Anyone who thinks singular for ''The People'' has an equivalent brain cell count!! :D
 
However, closer review proves this observation wrong. The observation is wrong because individuals are one of the elements secured.

Doesn't "persons" mean someone's immediate personal space - i.e. clothes and body? Perhaps a too modern definition.

In the end, the Second Amendment isn't the justification for personal firearms ownership. I mean, I don't care if the Founding Fathers told us to worship Satan - are we going to let some dead guys who lived 250 years ago dictate how we live our lives today?

Gun control is flawed based on purely utilitarian criteria alone.
 
Doesn't "persons" mean someone's immediate personal space - i.e. clothes and body? Perhaps a too modern definition.
Wouldn't that still constitute an explicit quality of individualism?

In the end, the Second Amendment isn't the justification for personal firearms ownership.
I agree. I believe that we have a right to possess firearm for personal preservation, be it self-defense or self-sufficiency, and that this right is protected by the Ninth Amendment.

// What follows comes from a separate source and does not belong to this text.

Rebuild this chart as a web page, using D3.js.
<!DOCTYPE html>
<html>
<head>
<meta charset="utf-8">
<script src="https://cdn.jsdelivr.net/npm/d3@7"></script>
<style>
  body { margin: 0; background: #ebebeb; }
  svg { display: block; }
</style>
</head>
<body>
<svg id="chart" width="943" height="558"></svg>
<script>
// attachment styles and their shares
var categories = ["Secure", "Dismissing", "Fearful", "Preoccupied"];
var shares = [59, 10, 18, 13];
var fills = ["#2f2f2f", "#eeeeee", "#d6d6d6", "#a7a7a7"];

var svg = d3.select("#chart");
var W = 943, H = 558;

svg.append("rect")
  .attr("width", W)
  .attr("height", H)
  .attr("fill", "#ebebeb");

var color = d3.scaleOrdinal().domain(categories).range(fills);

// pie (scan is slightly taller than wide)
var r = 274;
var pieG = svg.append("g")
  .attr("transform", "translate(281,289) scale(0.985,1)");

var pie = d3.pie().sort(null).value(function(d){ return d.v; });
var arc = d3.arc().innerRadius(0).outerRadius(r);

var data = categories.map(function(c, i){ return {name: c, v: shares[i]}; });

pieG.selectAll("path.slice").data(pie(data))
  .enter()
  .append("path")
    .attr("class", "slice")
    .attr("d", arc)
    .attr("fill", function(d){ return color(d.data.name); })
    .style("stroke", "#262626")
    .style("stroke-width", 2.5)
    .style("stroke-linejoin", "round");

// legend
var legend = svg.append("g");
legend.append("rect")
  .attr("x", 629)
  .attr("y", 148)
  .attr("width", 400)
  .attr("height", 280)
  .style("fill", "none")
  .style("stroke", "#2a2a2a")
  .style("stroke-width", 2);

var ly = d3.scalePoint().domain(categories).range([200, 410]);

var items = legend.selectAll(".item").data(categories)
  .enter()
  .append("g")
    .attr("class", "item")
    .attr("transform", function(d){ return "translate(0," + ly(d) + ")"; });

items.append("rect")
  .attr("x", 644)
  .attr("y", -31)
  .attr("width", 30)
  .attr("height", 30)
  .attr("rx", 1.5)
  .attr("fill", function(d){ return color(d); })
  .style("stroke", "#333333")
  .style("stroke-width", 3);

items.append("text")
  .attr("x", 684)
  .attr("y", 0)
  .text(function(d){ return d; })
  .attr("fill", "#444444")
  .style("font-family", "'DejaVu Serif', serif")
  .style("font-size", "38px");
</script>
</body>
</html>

I mean, I don't care if the Founding Fathers told us to worship Satan - are we going to let some dead guys who lived 250 years ago dictate how we live our lives today?
That’s my general feeling as well. We cannot elevate the Founding Fathers to level of deity, and the Constitution to a level of bible. I don’t believe in reinterpreting, but we should definitely change the Constitution as needed.
 
Congress shall make no law respecting an establishment of religion, or prohibiting the free exercise thereof; or abridging the freedom of speech, or of the press; or the right of the people peaceably to assemble, and to petition the Government for a redress of grievances.

Actually, someone correct me if I am wrong, but the phrase "or the right of the people peaceably to assemble, and to petition the Government for a redress of grievances" would be grammitacally the same as "or the right of the people to petition the Government for a redress of grievances, and peaceably to assemble."

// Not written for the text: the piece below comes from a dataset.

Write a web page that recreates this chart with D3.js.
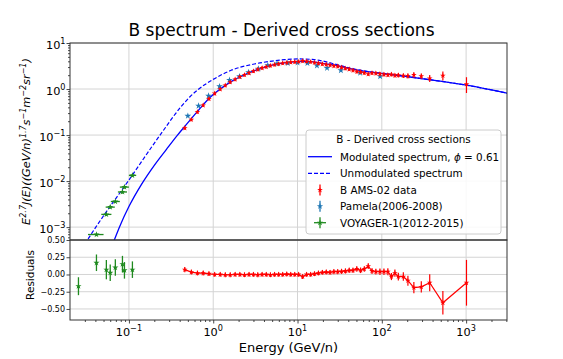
<!DOCTYPE html>
<html><head><meta charset="utf-8">
<script src="https://cdn.jsdelivr.net/npm/d3@7"></script>
<style>body{margin:0;background:#fff}svg{display:block;font-family:"DejaVu Sans",sans-serif}</style>
</head><body><svg id="c" width="563" height="359"></svg>
<script>
// ---------------- DATA ----------------
const titleText = "B spectrum - Derived cross sections";
const legendTitle = "B - Derived cross sections";
const phiValue = "0.61";

// Modulated spectrum (solid)
const modE = [0.062,0.068,0.078,0.1,0.141,0.2,0.28,0.375,0.457,0.69,0.85,1.0,1.3,1.63,2.0,2.57,3.53,5,7,10,13,20,30,50,100,128,316,1013,3100];
const modV = [3.6e-4,5.6e-4,1.05e-3,2.8e-3,8.5e-3,2.2e-2,4.95e-2,0.0984,0.152,0.37,0.57,0.76,1.10,1.45,1.78,2.18,2.75,3.30,3.70,3.93,3.98,3.60,3.20,2.60,2.18,2.07,1.66,1.21,0.81];
// Unmodulated spectrum (dashed)
const unE = [0.03,0.0405,0.098,0.243,0.418,0.53,0.66,1.0,1.63,3.08,5,7,10,15,20,30,50,100,128,316,1013,3100];
const unV = [4.3e-4,1.0e-3,1.0e-2,0.11,0.42,0.68,0.97,1.62,2.55,3.5,4.05,4.35,4.5,4.4,4.05,3.35,2.65,2.2,2.07,1.66,1.21,0.81];

// AMS-02 boron
const amsE = [0.46,0.55,0.65,0.76,0.89,1.04,1.21,1.39,1.59,1.82,2.07,2.35,2.66,3.00,3.38,3.80,4.26,4.77,5.34,5.97,6.67,7.45,8.31,9.27,10.3,11.5,12.8,14.3,15.9,17.7,19.7,21.9,24.3,27.0,30.0,33.3,37.0,41.0,45.5,50.5,56.0,62.0,69.0,76.5,85,95,106,118,130,143,157,180,204,240,294,370,530,1010];
const amsV = [0.142,0.217,0.318,0.443,0.613,0.80,0.99,1.20,1.41,1.62,1.83,2.03,2.23,2.44,2.66,2.86,3.03,3.22,3.38,3.51,3.64,3.74,3.81,3.88,3.94,4.07,3.98,3.89,3.75,3.63,3.50,3.40,3.30,3.17,3.11,2.95,2.80,2.69,2.54,2.40,2.36,2.25,2.10,2.22,2.19,2.13,2.07,2.02,2.08,1.97,2.00,1.95,1.92,2.02,1.90,1.70,1.95,1.28];
const amsRes = [0.07,0.035,0.02,0.02,0.01,0.0,0.0,-0.005,-0.005,0,0,-0.005,0,0,-0.005,0,0,-0.005,0,0,0,0.005,0,0,0,-0.03,0,0,0.01,0.02,0.03,0.035,0.03,0.04,0.04,0.045,0.05,0.06,0.06,0.08,0.06,0.08,0.12,0.05,0.04,0.04,0.04,0.04,-0.03,0.02,-0.03,-0.03,-0.09,-0.19,-0.18,-0.12,-0.41,-0.12];
const amsErr = [0.015,0.012,0.012,0.012,0.012,0.012,0.012,0.012,0.012,0.012,0.012,0.012,0.012,0.012,0.012,0.012,0.012,0.012,0.012,0.012,0.012,0.012,0.012,0.012,0.012,0.012,0.012,0.012,0.012,0.012,0.012,0.012,0.012,0.015,0.015,0.015,0.015,0.015,0.015,0.018,0.018,0.018,0.02,0.02,0.02,0.025,0.025,0.03,0.03,0.03,0.035,0.04,0.05,0.06,0.06,0.10,0.15,0.31];

// PAMELA (2006-2008)
const pamE = [0.50,0.67,0.88,1.19,1.56,2.05,2.62,3.44,4.44,5.72,7.66,10.0,13.1,17.0,22.4,32.7,55.3,95.5];
const pamV = [0.26,0.43,0.71,1.14,1.56,1.88,2.30,2.76,3.26,3.55,3.67,3.73,3.67,3.24,2.86,2.54,2.23,1.88];

// VOYAGER-1 (2012-2015)
const vgE  = [0.0252,0.0412,0.054,0.060,0.069,0.0838,0.0885,0.11];
const vgLo = [0.022,0.0327,0.047,0.053,0.061,0.074,0.078,0.100];
const vgHi = [0.029,0.050,0.062,0.068,0.078,0.095,0.100,0.122];
const vgV  = [2.4e-4,6.9e-4,1.89e-3,2.72e-3,3.6e-3,5.8e-3,7.4e-3,0.0133];
const vgRes = [-0.17,0.17,0.07,0.025,0.10,0.15,0.06,0.07];
const vgResErr = [0.13,0.12,0.14,0.12,0.12,0.12,0.12,0.12];

const xMajor = [0.1,1,10,100,1000];
const xMajorExp = ["−1","0","1","2","3"];
const yMajor = [1e-3,1e-2,1e-1,1,10];
const yMajorExp = ["−3","−2","−1","0","1"];
const resTicks = [0.5,0.25,0,-0.25,-0.5];
const resTickLabels = ["0.50","0.25","0.00","−0.25","−0.50"];

// ---------------- LAYOUT ----------------
const svg = d3.select("#c");
const L=70, R=507, T=43, MB=240, RB=320;
const x = d3.scaleLog().domain([0.02,3055]).range([L,R]);
const y = d3.scaleLog().domain([5.25e-4,10]).range([MB,T]);
const yr = d3.scaleLinear().domain([-0.66,0.5]).range([RB,MB]);

const RED="#ff0000", BLUE="#0000ff", PAM="#1f77b4", GRN="#1f8a1f", GRID="#d4d4d4", SPINE="#333";

const defs = svg.append("defs");
defs.append("clipPath").attr("id","cm").append("rect").attr("x",L).attr("y",T).attr("width",R-L).attr("height",MB-T);
defs.append("clipPath").attr("id","cr").append("rect").attr("x",L).attr("y",MB).attr("width",R-L).attr("height",RB-MB);

// grids
const grid = svg.append("g").attr("stroke",GRID).attr("stroke-width",1);
xMajor.forEach(v=>{ grid.append("line").attr("x1",x(v)).attr("x2",x(v)).attr("y1",T).attr("y2",RB); });
yMajor.forEach(v=>{ grid.append("line").attr("x1",L).attr("x2",R).attr("y1",y(v)).attr("y2",y(v)); });
resTicks.forEach(v=>{ grid.append("line").attr("x1",L).attr("x2",R).attr("y1",yr(v)).attr("y2",yr(v)); });

// minor tick values
const minorX=[], minorY=[];
[0.01,0.1,1,10,100,1000].forEach(d=>{ for(let k=2;k<10;k++){ const v=d*k; if(v>0.02&&v<3055) minorX.push(v);} });
[1e-4,1e-3,1e-2,1e-1,1].forEach(d=>{ for(let k=2;k<10;k++){ const v=d*k; if(v>5.25e-4&&v<10) minorY.push(v);} });

// axes ticks
function tickAxis(axis, tr){
  const g = svg.append("g").attr("transform",tr).call(axis);
  g.select(".domain").remove();
  g.selectAll("line").attr("stroke",SPINE).attr("stroke-width",0.9);
  return g;
}
tickAxis(d3.axisLeft(y).tickValues(yMajor).tickSize(3.5).tickFormat(""),`translate(${L},0)`);
tickAxis(d3.axisLeft(y).tickValues(minorY).tickSize(2).tickFormat(""),`translate(${L},0)`);
tickAxis(d3.axisLeft(yr).tickValues(resTicks).tickSize(3.5).tickFormat(""),`translate(${L},0)`);
tickAxis(d3.axisBottom(x).tickValues(xMajor).tickSize(3.5).tickFormat(""),`translate(0,${RB})`);
tickAxis(d3.axisBottom(x).tickValues(minorX).tickSize(2).tickFormat(""),`translate(0,${RB})`);

// tick labels
function powLabel(px, py, exp, anchor, fs){
  const t = svg.append("text").attr("x",px).attr("y",py).attr("text-anchor",anchor)
    .attr("font-size",fs).attr("fill","#000");
  t.append("tspan").text("10");
  t.append("tspan").attr("dy",-fs*0.42).attr("font-size",fs*0.72).text(exp);
}
yMajor.forEach((v,i)=>powLabel(L-4.5, y(v)+6, yMajorExp[i], "end", 11.3));
xMajor.forEach((v,i)=>powLabel(x(v), RB+16, xMajorExp[i], "middle", 11.3));
resTicks.forEach((v,i)=>{
  svg.append("text").attr("x",L-5).attr("y",yr(v)+2.8).attr("text-anchor","end")
    .attr("font-size",8).text(resTickLabels[i]);
});

// ---------------- CURVES ----------------
const mainG = svg.append("g").attr("clip-path","url(#cm)");
const lineGen = d3.line().x(d=>x(d[0])).y(d=>y(d[1])).curve(d3.curveMonotoneX);
mainG.append("path").datum(d3.zip(modE,modV)).attr("d",lineGen)
  .attr("fill","none").attr("stroke",BLUE).attr("stroke-width",1.3);
mainG.append("path").datum(d3.zip(unE,unV)).attr("d",lineGen)
  .attr("fill","none").attr("stroke",BLUE).attr("stroke-width",1.2).attr("stroke-dasharray","4,2");

const star = s => d3.symbol().type(d3.symbolStar).size(s)();

// Voyager main
vgE.forEach((e,i)=>{
  const cx=x(e), cy=y(vgV[i]);
  mainG.append("line").attr("x1",x(vgLo[i])).attr("x2",x(vgHi[i])).attr("y1",cy).attr("y2",cy).attr("stroke",GRN).attr("stroke-width",1.3);
  mainG.append("line").attr("x1",cx).attr("x2",cx).attr("y1",y(vgV[i]*1.08)).attr("y2",y(vgV[i]/1.08)).attr("stroke",GRN).attr("stroke-width",1.3);
  mainG.append("path").attr("d",star(12)).attr("transform",`translate(${cx},${cy})`).attr("fill",GRN);
});
// Pamela
pamE.forEach((e,i)=>{
  const cx=x(e), cy=y(pamV[i]);
  mainG.append("line").attr("x1",cx).attr("x2",cx).attr("y1",y(pamV[i]*1.04)).attr("y2",y(pamV[i]/1.04)).attr("stroke",PAM).attr("stroke-width",1.2);
  mainG.append("path").attr("d",star(14)).attr("transform",`translate(${cx},${cy})`).attr("fill",PAM);
});
// AMS main
amsE.forEach((e,i)=>{
  const cx=x(e), cy=y(amsV[i]);
  mainG.append("line").attr("x1",cx).attr("x2",cx).attr("y1",y(amsV[i]*(1+amsErr[i]))-1.5).attr("y2",y(amsV[i]*(1-amsErr[i]))+1.5).attr("stroke",RED).attr("stroke-width",1.2);
  mainG.append("path").attr("d",star(10)).attr("transform",`translate(${cx},${cy})`).attr("fill",RED);
});

// ---------------- RESIDUALS ----------------
const resG = svg.append("g").attr("clip-path","url(#cr)");
resG.append("path").datum(d3.zip(amsE,amsRes))
  .attr("d",d3.line().x(d=>x(d[0])).y(d=>yr(d[1])))
  .attr("fill","none").attr("stroke",RED).attr("stroke-width",1.2);
amsE.forEach((e,i)=>{
  const cx=x(e), cy=yr(amsRes[i]);
  resG.append("line").attr("x1",cx).attr("x2",cx).attr("y1",yr(amsRes[i]+amsErr[i])-1.5).attr("y2",yr(amsRes[i]-amsErr[i])+1.5).attr("stroke",RED).attr("stroke-width",1.2);
  resG.append("path").attr("d",star(10)).attr("transform",`translate(${cx},${cy})`).attr("fill",RED);
});
vgE.forEach((e,i)=>{
  const cx=x(e), cy=yr(vgRes[i]);
  resG.append("line").attr("x1",cx).attr("x2",cx).attr("y1",yr(vgRes[i]+vgResErr[i])).attr("y2",yr(vgRes[i]-vgResErr[i])).attr("stroke",GRN).attr("stroke-width",1.3);
  resG.append("path").attr("d",star(12)).attr("transform",`translate(${cx},${cy})`).attr("fill",GRN);
});

// ---------------- SPINES ----------------
const sp = svg.append("g").attr("stroke",SPINE).attr("stroke-width",1).attr("fill","none");
sp.append("rect").attr("x",L).attr("y",T).attr("width",R-L).attr("height",MB-T);
sp.append("rect").attr("x",L).attr("y",MB).attr("width",R-L).attr("height",RB-MB);

// ---------------- LEGEND ----------------
const lg = svg.append("g");
const LX=306, LY=130, LW=195, LH=104;
lg.append("rect").attr("x",LX).attr("y",LY).attr("width",LW).attr("height",LH).attr("rx",3)
  .attr("fill","#fff").attr("fill-opacity",0.85).attr("stroke","#cccccc").attr("stroke-width",1);
const lfs=10.4;
lg.append("text").attr("x",LX+LW/2).attr("y",LY+13).attr("text-anchor","middle").attr("font-size",lfs).text(legendTitle);
const rows=[156.7,173.3,190,206.3,222.7];
const hx1=308, hx2=332, hc=320, tx=340;
lg.append("line").attr("x1",hx1).attr("x2",hx2).attr("y1",rows[0]).attr("y2",rows[0]).attr("stroke",BLUE).attr("stroke-width",1.3);
lg.append("line").attr("x1",hx1).attr("x2",hx2).attr("y1",rows[1]).attr("y2",rows[1]).attr("stroke",BLUE).attr("stroke-width",1.2).attr("stroke-dasharray","4,2");
function errHandle(ry,col,xbar,sz){
  if(xbar) lg.append("line").attr("x1",hc-6).attr("x2",hc+6).attr("y1",ry).attr("y2",ry).attr("stroke",col).attr("stroke-width",1.3);
  lg.append("line").attr("x1",hc).attr("x2",hc).attr("y1",ry-5.5).attr("y2",ry+5.5).attr("stroke",col).attr("stroke-width",1.3);
  lg.append("path").attr("d",star(sz)).attr("transform",`translate(${hc},${ry})`).attr("fill",col);
}
errHandle(rows[2],RED,false,10);
errHandle(rows[3],PAM,false,12);
errHandle(rows[4],GRN,true,12);
const t0 = lg.append("text").attr("x",tx).attr("y",rows[0]+3.8).attr("font-size",lfs);
t0.append("tspan").text("Modulated spectrum, ");
t0.append("tspan").attr("font-style","italic").text("ϕ");
t0.append("tspan").text(" = " + phiValue);
["Unmodulated spectrum","B AMS-02 data","Pamela(2006-2008)","VOYAGER-1(2012-2015)"].forEach((s,i)=>{
  lg.append("text").attr("x",tx).attr("y",rows[i+1]+3.8).attr("font-size",lfs).text(s);
});

// ---------------- TITLES ----------------
svg.append("text").attr("x",281.5).attr("y",36).attr("text-anchor","middle").attr("font-size",17).text(titleText);
svg.append("text").attr("x",288.5).attr("y",351.5).attr("text-anchor","middle").attr("font-size",13).text("Energy (GeV/n)");

// y label (mathtext-like, italic)
const yl = svg.append("text").attr("transform",`translate(30,${(T+MB)/2}) rotate(-90)`)
  .attr("text-anchor","middle").attr("font-size",11.3).attr("font-style","italic");
const parts = [["E",0],["2.7",1],["J(E)((GeV/n)",0],["1.7",1],["s",0],["−1",1],["m",0],["−2",1],["sr",0],["−1",1],[")",0]];
let up=false;
parts.forEach(([s,sup])=>{
  const ts = yl.append("tspan").text(s);
  if(sup && !up){ ts.attr("dy",-4.5).attr("font-size",8); up=true; }
  else if(sup){ ts.attr("font-size",8); }
  else if(!sup && up){ ts.attr("dy",4.5); up=false; }
});
svg.append("text").attr("transform",`translate(34,275) rotate(-90)`).attr("text-anchor","middle")
  .attr("font-size",10.5).text("Residuals");
</script></body></html>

If my statement is true, and assuming one person can petition the Government for a redress of grievances, which I believe one can, then your simple test does not hold up.
 
Actually, someone correct me if I am wrong, but the phrase "or the right of the people peaceably to assemble, and to petition the Government for a redress of grievances" would be grammitacally the same as "or the right of the people to petition the Government for a redress of grievances, and peaceably to assemble."

If my statement is true, and assuming one person can petition the Government for a redress of grievances, which I believe one can, then your simple test does not hold up.
Actually, I made a mistake and shouldn’t have included redress in the list of individual rights. The courts have held that assemblies do petitioning.

So I would say that your rewording of the phrase does convey a similar meaning.
 
Actually, I made a mistake and shouldn’t have included redress in the list of individual rights. The courts have held that assemblies do petitioning.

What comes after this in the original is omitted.